TASK INSTRUCTIONS
Print word for word the first line of the listing below and every line after it, through the line with "(rb) at (5,597);". Leave out the pictures and the rest.

— start COLLECTED DATA —

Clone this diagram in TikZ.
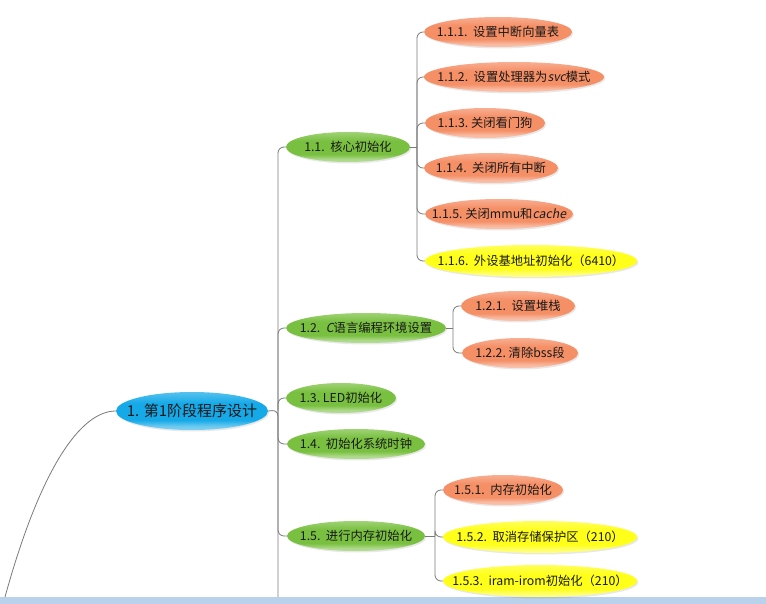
\documentclass[tikz,border=0pt]{standalone}
\usepackage{fontspec}
\setmainfont{Noto Sans CJK SC}
\newfontfamily\slfont[FakeSlant=0.2]{Noto Sans CJK SC}
\usetikzlibrary{shapes.geometric,shadows}
\definecolor{grc}{HTML}{79C040}
\definecolor{orc}{HTML}{F58F66}
\definecolor{yec}{HTML}{FFFF1A}
\definecolor{blc}{HTML}{15A9E8}
\definecolor{linec}{HTML}{7A7A7A}
\definecolor{stripc}{HTML}{B9D1EA}
\colorlet{basec}{grc}
\pgfdeclareverticalshading[basec]{gloss}{100bp}{%
  color(0bp)=(basec!55!white); color(25bp)=(basec!55!white);
  color(30bp)=(basec!62!white); color(38bp)=(basec);
  color(60bp)=(basec); color(72bp)=(basec!78!white);
  color(75bp)=(basec!72!white); color(100bp)=(basec!72!white)}
\begin{document}
\begin{tikzpicture}[x=1pt,y=-1pt,
  conn/.style={draw=linec, line width=0.8pt, rounded corners=6pt},
  bub/.style={ellipse, inner sep=0pt, minimum height=30pt, shade, shading=gloss,
    drop shadow={opacity=0.18, shadow xshift=1.2pt, shadow yshift=-1.5pt},
    label={[font=\fontsize{12.3}{14}\selectfont, text=black!90]center:#1}},
  gbub/.style={/utils/exec={\colorlet{basec}{grc}}, bub={#1}},
  obub/.style={/utils/exec={\colorlet{basec}{orc}}, bub={#1}},
  ybub/.style={/utils/exec={\colorlet{basec}{yec}}, bub={#1}, minimum height=32pt},
  rbub/.style={/utils/exec={\colorlet{basec}{blc}}, ellipse, inner sep=0pt, minimum height=38pt,
    shade, shading=gloss,
    drop shadow={opacity=0.18, shadow xshift=1.2pt, shadow yshift=-1.5pt},
    label={[font=\fontsize{15}{17}\selectfont, text=black!90]center:#1}}
]
\useasboundingbox (0,0) rectangle (766,604);
\fill[white] (0,0) rectangle (766,604);
\fill[stripc] (0,597) rectangle (766,604);

% junction coordinates
\coordinate (t1) at (278,410);
\coordinate (tb) at (278,597);
\coordinate (j11) at (417,147);
\coordinate (j12) at (453,328);
\coordinate (j15) at (435,536);
\coordinate (rb) at (5,597);

% nodes
\node[rbub={1. 第1阶段程序设计}, minimum width=152pt] (root) at (192,411) {};

\node[gbub={1.1.\ \ 核心初始化}, minimum width=124pt] (n11) at (348,147) {};
\node[gbub={1.2.\ \ {\slfont C}语言编程环境设置}, minimum width=160pt] (n12) at (366,328) {};
\node[gbub={1.3.\ LED初始化}, minimum width=110pt] (n13) at (341,398) {};
\node[gbub={1.4.\ \ 初始化系统时钟}, minimum width=138pt] (n14) at (356,444) {};
\node[gbub={1.5.\ \ 进行内存初始化}, minimum width=138pt] (n15) at (356,536) {};

\node[obub={1.1.1.\ \ 设置中断向量表}, minimum width=148pt] (n111) at (498,32) {};
\node[obub={1.1.2.\ \ 设置处理器为{\slfont svc}模式}, minimum width=180pt] (n112) at (514,77) {};
\node[obub={1.1.3.\ 关闭看门狗}, minimum width=120pt] (n113) at (485,123) {};
\node[obub={1.1.4.\ \ 关闭所有中断}, minimum width=134pt] (n114) at (491,168) {};
\node[obub={1.1.5.\ 关闭mmu和{\slfont cache}}, minimum width=148pt] (n115) at (499,214) {};
\node[ybub={1.1.6.\ \ 外设基地址初始化（6410）}, minimum width=212pt] (n116) at (531,261) {};

\node[obub={1.2.1.\ \ 设置堆栈}, minimum width=114pt] (n121) at (518,306) {};
\node[obub={1.2.2.\ 清除bss段}, minimum width=116pt] (n122) at (520,353) {};

\node[obub={1.5.1.\ \ 内存初始化}, minimum width=120pt] (n151) at (503,490) {};
\node[ybub={1.5.2.\ \ 取消存储保护区（210）}, minimum width=194pt] (n152) at (540,537) {};
\node[ybub={1.5.3.\ \ iram-irom初始化（210）}, minimum width=194pt] (n153) at (540,581) {};

% connectors
\draw[draw=linec, line width=0.8pt] (root.west) .. controls (80,411) and (40,470) .. (rb);
\draw[conn] (root.east) -- (t1) -- (tb);
\foreach \c in {n11,n12,n13,n14,n15} \draw[conn] (t1) |- (\c.west);
\draw[conn] (n11.east) -- (j11);
\foreach \c in {n111,n112,n113,n114,n115,n116} \draw[conn] (j11) |- (\c.west);
\draw[conn] (n12.east) -- (j12);
\foreach \c in {n121,n122} \draw[conn] (j12) |- (\c.west);
\draw[conn] (n15.east) -- (j15);
\foreach \c in {n151,n152,n153} \draw[conn] (j15) |- (\c.west);
\end{tikzpicture}
\end{document}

— end COLLECTED DATA —

RESULT FOR THIS EXERCISE
Clone this diagram in TikZ.
\documentclass[tikz,border=0pt]{standalone}
\usepackage{fontspec}
\setmainfont{Noto Sans CJK SC}
\newfontfamily\slfont[FakeSlant=0.2]{Noto Sans CJK SC}
\usetikzlibrary{shapes.geometric,shadows}
\definecolor{grc}{HTML}{79C040}
\definecolor{orc}{HTML}{F58F66}
\definecolor{yec}{HTML}{FFFF1A}
\definecolor{blc}{HTML}{15A9E8}
\definecolor{linec}{HTML}{7A7A7A}
\definecolor{stripc}{HTML}{B9D1EA}
\colorlet{basec}{grc}
\pgfdeclareverticalshading[basec]{gloss}{100bp}{%
  color(0bp)=(basec!55!white); color(25bp)=(basec!55!white);
  color(30bp)=(basec!62!white); color(38bp)=(basec);
  color(60bp)=(basec); color(72bp)=(basec!78!white);
  color(75bp)=(basec!72!white); color(100bp)=(basec!72!white)}
\begin{document}
\begin{tikzpicture}[x=1pt,y=-1pt,
  conn/.style={draw=linec, line width=0.8pt, rounded corners=6pt},
  bub/.style={ellipse, inner sep=0pt, minimum height=30pt, shade, shading=gloss,
    drop shadow={opacity=0.18, shadow xshift=1.2pt, shadow yshift=-1.5pt},
    label={[font=\fontsize{12.3}{14}\selectfont, text=black!90]center:#1}},
  gbub/.style={/utils/exec={\colorlet{basec}{grc}}, bub={#1}},
  obub/.style={/utils/exec={\colorlet{basec}{orc}}, bub={#1}},
  ybub/.style={/utils/exec={\colorlet{basec}{yec}}, bub={#1}, minimum height=32pt},
  rbub/.style={/utils/exec={\colorlet{basec}{blc}}, ellipse, inner sep=0pt, minimum height=38pt,
    shade, shading=gloss,
    drop shadow={opacity=0.18, shadow xshift=1.2pt, shadow yshift=-1.5pt},
    label={[font=\fontsize{15}{17}\selectfont, text=black!90]center:#1}}
]
\useasboundingbox (0,0) rectangle (766,604);
\fill[white] (0,0) rectangle (766,604);
\fill[stripc] (0,597) rectangle (766,604);

% junction coordinates
\coordinate (t1) at (278,410);
\coordinate (tb) at (278,597);
\coordinate (j11) at (417,147);
\coordinate (j12) at (453,328);
\coordinate (j15) at (435,536);
\coordinate (rb) at (5,597);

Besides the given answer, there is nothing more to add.